> _AIM_: Go through the listing and set it down exactly, leaving out its pictures.

<<<<

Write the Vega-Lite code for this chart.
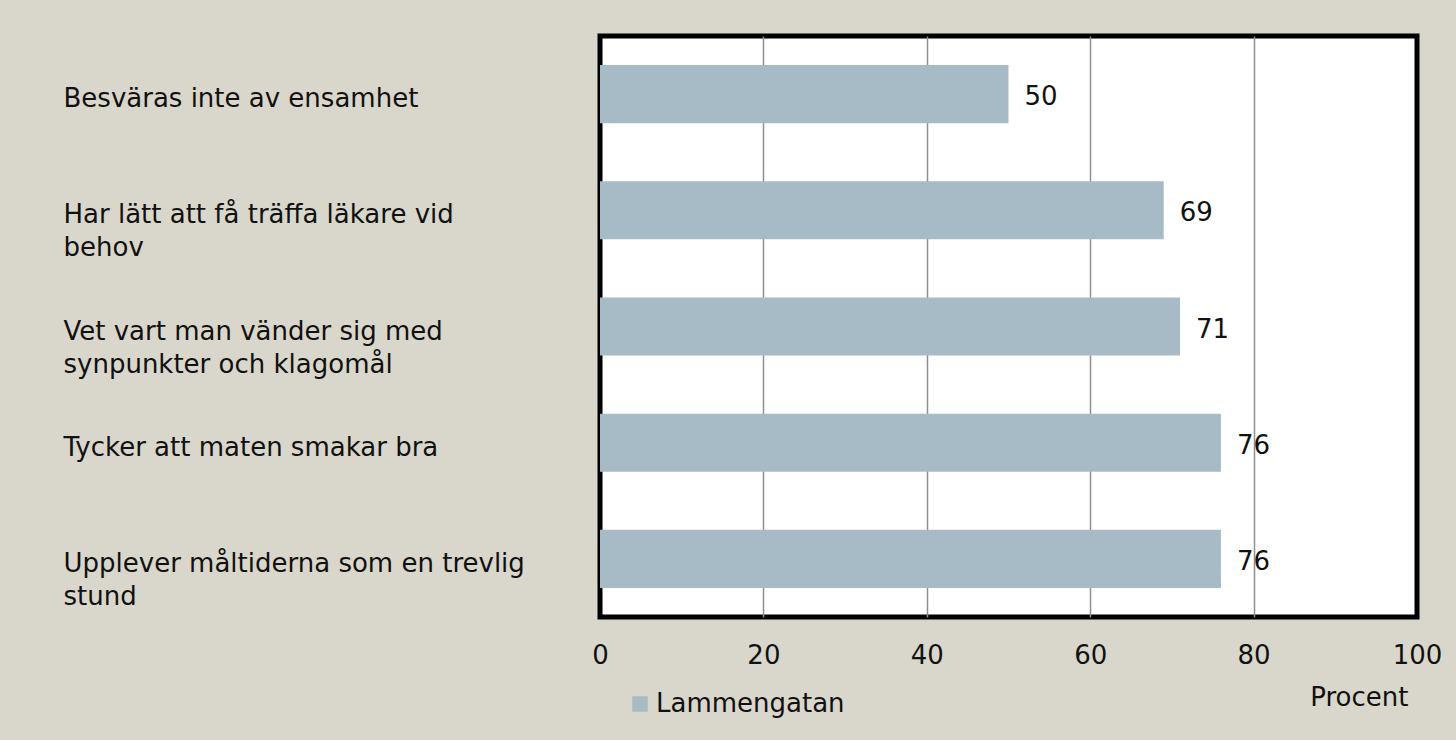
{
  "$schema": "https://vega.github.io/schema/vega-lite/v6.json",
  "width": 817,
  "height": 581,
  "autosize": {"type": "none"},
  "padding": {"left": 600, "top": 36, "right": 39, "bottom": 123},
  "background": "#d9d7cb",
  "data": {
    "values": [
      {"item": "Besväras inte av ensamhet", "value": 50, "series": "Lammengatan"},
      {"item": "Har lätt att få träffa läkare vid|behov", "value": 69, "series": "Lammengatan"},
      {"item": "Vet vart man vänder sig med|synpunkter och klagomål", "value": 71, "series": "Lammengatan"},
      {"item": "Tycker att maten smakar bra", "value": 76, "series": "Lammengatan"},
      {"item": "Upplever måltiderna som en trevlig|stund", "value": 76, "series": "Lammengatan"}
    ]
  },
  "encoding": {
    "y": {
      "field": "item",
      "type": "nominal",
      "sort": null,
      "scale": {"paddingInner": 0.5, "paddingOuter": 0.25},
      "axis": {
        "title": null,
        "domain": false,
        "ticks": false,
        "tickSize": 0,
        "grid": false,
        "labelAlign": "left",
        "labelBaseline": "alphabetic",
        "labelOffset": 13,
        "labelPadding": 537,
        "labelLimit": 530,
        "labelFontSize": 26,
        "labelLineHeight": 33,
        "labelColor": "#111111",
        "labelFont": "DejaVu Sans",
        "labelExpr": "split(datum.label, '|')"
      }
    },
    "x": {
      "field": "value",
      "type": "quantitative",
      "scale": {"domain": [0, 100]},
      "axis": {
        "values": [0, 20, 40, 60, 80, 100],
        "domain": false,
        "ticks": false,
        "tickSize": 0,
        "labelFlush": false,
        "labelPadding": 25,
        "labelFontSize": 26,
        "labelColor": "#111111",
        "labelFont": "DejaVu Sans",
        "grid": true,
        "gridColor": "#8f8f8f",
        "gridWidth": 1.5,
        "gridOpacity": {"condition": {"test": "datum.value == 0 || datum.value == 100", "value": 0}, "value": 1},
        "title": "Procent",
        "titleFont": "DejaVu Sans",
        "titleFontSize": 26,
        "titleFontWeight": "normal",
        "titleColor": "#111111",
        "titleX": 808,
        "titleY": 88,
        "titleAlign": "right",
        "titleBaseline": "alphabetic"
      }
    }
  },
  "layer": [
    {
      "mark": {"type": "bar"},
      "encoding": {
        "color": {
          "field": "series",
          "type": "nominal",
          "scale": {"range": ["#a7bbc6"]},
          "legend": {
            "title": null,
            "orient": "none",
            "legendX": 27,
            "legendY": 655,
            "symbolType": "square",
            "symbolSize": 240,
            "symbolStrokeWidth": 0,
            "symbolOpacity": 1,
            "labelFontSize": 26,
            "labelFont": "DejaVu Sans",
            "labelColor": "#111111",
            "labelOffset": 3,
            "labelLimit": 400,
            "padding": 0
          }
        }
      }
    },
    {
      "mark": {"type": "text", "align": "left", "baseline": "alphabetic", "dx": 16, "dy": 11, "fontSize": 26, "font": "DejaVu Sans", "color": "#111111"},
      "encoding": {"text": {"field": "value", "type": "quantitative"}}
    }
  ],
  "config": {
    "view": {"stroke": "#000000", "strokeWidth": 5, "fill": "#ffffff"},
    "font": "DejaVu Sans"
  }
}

>>>>

> _TASK OUTPUT_:
Write the Vega-Lite code for this chart.
{
  "$schema": "https://vega.github.io/schema/vega-lite/v6.json",
  "width": 817,
  "height": 581,
  "autosize": {"type": "none"},
  "padding": {"left": 600, "top": 36, "right": 39, "bottom": 123},
  "background": "#d9d7cb",
  "data": {
    "values": [
      {"item": "Besväras inte av ensamhet", "value": 50, "series": "Lammengatan"},
      {"item": "Har lätt att få träffa läkare vid|behov", "value": 69, "series": "Lammengatan"},
      {"item": "Vet vart man vänder sig med|synpunkter och klagomål", "value": 71, "series": "Lammengatan"},
      {"item": "Tycker att maten smakar bra", "value": 76, "series": "Lammengatan"},
      {"item": "Upplever måltiderna som en trevlig|stund", "value": 76, "series": "Lammengatan"}
    ]
  },
  "encoding": {
    "y": {
      "field": "item",
      "type": "nominal",
      "sort": null,
      "scale": {"paddingInner": 0.5, "paddingOuter": 0.25},
      "axis": {
        "title": null,
        "domain": false,
        "ticks": false,
        "tickSize": 0,
        "grid": false,
        "labelAlign": "left",
        "labelBaseline": "alphabetic",
        "labelOffset": 13,
        "labelPadding": 537,
        "labelLimit": 530,
        "labelFontSize": 26,
        "labelLineHeight": 33,
        "labelColor": "#111111",
        "labelFont": "DejaVu Sans",
        "labelExpr": "split(datum.label, '|')"
      }
    },
    "x": {
      "field": "value",
      "type": "quantitative",
      "scale": {"domain": [0, 100]},
      "axis": {
        "values": [0, 20, 40, 60, 80, 100],
        "domain": false,
        "ticks": false,
        "tickSize": 0,
        "labelFlush": false,
        "labelPadding": 25,
        "labelFontSize": 26,
        "labelColor": "#111111",
        "labelFont": "DejaVu Sans",
        "grid": true,
        "gridColor": "#8f8f8f",
        "gridWidth": 1.5,
        "gridOpacity": {"condition": {"test": "datum.value == 0 || datum.value == 100", "value": 0}, "value": 1},
        "title": "Procent",
        "titleFont": "DejaVu Sans",
        "titleFontSize": 26,
        "titleFontWeight": "normal",
        "titleColor": "#111111",
        "titleX": 808,
        "titleY": 88,
        "titleAlign": "right",
        "titleBaseline": "alphabetic"
      }
    }
  },
  "layer": [
    {
      "mark": {"type": "bar"},
      "encoding": {
        "color": {
          "field": "series",
          "type": "nominal",
          "scale": {"range": ["#a7bbc6"]},
          "legend": {
            "title": null,
            "orient": "none",
            "legendX": 27,
            "legendY": 655,
            "symbolType": "square",
            "symbolSize": 240,
            "symbolStrokeWidth": 0,
            "symbolOpacity": 1,
            "labelFontSize": 26,
            "labelFont": "DejaVu Sans",
            "labelColor": "#111111",
            "labelOffset": 3,
            "labelLimit": 400,
            "padding": 0
          }
        }
      }
    },
    {
      "mark": {"type": "text", "align": "left", "baseline": "alphabetic", "dx": 16, "dy": 11, "fontSize": 26, "font": "DejaVu Sans", "color": "#111111"},
      "encoding": {"text": {"field": "value", "type": "quantitative"}}
    }
  ],
  "config": {
    "view": {"stroke": "#000000", "strokeWidth": 5, "fill": "#ffffff"},
    "font": "DejaVu Sans"
  }
}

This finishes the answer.